— BEGIN Data section —
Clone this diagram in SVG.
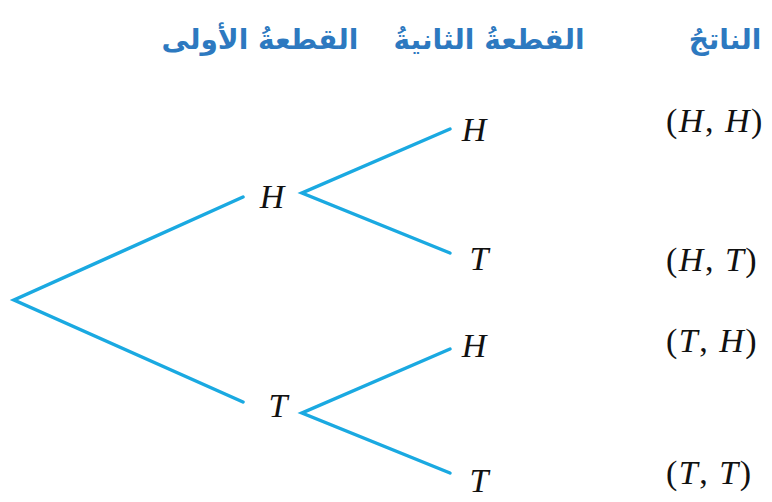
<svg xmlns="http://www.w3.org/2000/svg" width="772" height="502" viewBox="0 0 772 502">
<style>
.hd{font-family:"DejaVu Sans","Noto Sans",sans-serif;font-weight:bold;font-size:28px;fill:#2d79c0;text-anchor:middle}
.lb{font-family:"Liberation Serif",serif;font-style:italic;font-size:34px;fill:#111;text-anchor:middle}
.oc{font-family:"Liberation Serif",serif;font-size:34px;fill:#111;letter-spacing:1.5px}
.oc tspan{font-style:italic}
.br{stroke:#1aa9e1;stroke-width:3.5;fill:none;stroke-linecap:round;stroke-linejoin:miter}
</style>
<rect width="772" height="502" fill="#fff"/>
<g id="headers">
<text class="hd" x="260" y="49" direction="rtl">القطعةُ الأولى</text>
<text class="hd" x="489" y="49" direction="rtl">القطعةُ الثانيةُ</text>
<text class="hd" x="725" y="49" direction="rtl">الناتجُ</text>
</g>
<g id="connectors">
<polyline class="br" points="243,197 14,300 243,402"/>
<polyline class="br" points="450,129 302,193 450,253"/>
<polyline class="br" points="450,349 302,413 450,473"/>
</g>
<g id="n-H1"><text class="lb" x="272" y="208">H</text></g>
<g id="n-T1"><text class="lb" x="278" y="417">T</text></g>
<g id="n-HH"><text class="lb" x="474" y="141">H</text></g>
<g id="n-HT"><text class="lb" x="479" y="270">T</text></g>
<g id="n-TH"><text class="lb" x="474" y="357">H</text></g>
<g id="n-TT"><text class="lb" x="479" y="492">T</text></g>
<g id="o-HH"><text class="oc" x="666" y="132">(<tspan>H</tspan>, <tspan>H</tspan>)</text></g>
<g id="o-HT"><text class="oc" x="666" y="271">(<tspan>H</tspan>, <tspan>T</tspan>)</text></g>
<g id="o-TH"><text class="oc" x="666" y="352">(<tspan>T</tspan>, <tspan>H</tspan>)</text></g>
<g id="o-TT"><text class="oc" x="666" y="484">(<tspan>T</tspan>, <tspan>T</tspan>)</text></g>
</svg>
— END Data section —
— BEGIN Data section —
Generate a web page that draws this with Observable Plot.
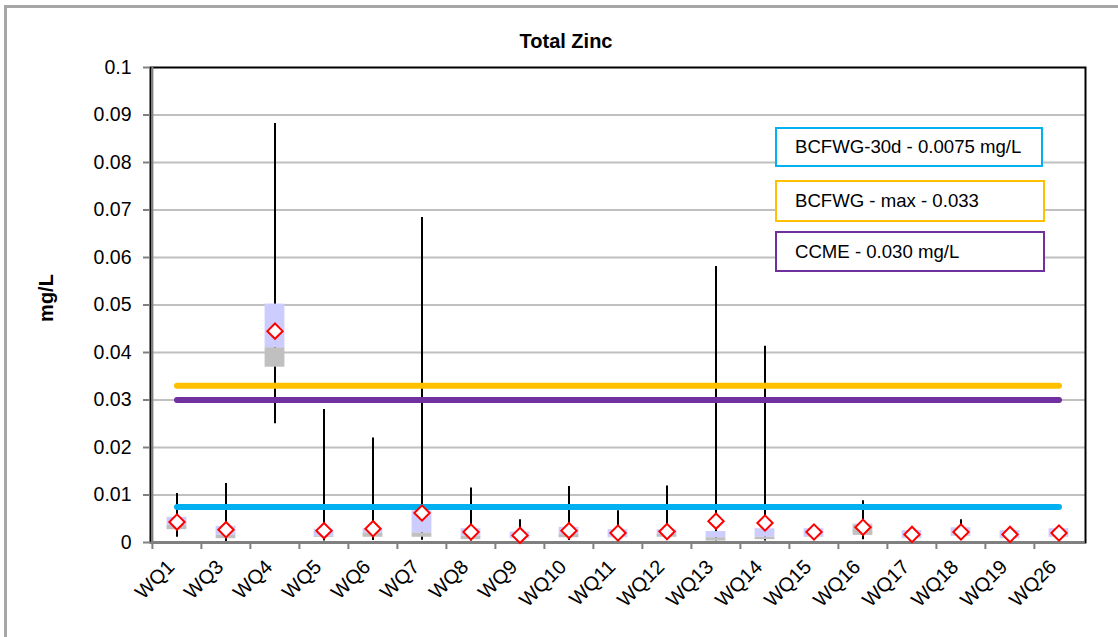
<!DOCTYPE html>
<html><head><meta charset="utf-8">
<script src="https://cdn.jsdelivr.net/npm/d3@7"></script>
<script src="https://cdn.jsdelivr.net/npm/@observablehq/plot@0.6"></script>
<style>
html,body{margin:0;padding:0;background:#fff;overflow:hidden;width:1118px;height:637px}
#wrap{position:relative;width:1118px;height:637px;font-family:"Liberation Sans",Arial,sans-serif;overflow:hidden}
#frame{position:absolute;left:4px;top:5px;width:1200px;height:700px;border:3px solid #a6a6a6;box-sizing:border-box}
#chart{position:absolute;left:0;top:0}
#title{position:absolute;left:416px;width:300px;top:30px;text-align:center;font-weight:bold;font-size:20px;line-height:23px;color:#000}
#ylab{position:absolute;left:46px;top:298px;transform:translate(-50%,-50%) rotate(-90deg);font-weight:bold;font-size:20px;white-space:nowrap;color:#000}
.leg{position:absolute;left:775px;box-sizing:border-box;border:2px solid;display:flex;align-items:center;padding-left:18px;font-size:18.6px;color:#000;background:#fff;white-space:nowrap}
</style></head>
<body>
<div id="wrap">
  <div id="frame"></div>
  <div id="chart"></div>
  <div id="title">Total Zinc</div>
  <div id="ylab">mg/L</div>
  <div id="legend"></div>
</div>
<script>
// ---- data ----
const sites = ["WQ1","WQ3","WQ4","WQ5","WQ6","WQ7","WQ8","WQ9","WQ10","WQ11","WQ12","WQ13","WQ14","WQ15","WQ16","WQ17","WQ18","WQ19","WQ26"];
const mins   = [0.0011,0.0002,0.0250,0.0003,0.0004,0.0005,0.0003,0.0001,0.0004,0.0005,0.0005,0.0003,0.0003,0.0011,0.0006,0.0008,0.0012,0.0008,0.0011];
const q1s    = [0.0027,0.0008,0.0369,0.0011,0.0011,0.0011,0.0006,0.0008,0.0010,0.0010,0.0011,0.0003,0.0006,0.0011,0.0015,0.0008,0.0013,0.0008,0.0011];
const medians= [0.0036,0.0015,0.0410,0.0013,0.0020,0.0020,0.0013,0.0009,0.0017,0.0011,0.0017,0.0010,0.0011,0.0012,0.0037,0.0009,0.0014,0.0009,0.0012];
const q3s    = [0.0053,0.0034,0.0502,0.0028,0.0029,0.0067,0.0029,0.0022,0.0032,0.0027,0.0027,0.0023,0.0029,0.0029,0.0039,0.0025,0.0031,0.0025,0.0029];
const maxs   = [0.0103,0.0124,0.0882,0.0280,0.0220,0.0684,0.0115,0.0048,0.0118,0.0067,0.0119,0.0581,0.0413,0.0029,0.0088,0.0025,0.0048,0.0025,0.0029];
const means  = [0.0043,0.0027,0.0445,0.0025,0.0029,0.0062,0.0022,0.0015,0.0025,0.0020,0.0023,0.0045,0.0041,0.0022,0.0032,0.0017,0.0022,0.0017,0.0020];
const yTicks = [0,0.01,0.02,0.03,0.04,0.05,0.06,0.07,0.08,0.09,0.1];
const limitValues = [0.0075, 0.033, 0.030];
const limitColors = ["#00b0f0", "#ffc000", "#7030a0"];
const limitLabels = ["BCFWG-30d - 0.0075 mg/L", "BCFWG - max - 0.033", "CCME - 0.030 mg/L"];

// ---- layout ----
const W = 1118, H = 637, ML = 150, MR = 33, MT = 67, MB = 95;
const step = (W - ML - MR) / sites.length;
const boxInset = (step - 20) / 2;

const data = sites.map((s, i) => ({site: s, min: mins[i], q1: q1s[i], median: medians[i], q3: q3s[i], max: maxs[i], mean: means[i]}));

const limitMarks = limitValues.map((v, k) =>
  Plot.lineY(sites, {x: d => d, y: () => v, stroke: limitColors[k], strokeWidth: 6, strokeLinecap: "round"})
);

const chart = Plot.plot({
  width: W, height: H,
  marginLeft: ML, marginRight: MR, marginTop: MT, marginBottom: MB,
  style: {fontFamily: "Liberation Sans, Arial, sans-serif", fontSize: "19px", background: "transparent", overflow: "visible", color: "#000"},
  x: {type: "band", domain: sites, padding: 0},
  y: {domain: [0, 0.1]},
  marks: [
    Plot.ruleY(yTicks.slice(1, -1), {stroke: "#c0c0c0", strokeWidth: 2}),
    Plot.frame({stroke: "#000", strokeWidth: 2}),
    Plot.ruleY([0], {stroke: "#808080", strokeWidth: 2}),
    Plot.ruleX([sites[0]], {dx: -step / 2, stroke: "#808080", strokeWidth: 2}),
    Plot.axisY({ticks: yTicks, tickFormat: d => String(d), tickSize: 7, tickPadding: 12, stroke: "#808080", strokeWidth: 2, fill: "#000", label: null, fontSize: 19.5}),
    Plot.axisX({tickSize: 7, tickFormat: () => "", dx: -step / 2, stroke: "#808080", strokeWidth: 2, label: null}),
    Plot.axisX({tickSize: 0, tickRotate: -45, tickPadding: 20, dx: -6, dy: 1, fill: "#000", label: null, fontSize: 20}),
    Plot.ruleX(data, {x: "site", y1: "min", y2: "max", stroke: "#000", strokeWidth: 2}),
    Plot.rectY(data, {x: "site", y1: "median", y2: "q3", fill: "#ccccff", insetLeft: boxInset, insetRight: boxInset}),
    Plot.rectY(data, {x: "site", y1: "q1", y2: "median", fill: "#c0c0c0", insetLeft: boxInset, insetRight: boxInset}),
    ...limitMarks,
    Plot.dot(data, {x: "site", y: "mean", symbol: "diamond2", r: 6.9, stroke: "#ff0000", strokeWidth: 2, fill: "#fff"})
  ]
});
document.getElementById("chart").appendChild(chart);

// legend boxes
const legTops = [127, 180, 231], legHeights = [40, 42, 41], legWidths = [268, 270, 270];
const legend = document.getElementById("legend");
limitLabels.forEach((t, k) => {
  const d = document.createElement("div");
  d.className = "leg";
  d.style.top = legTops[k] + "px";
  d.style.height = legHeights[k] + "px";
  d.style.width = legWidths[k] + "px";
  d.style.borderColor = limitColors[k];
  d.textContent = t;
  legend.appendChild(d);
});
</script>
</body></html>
— END Data section —
» Written instruction
Go through the records and gather the lines that hold "this".

» The reply
Clone this diagram in SVG.
Generate a web page that draws this with Observable Plot.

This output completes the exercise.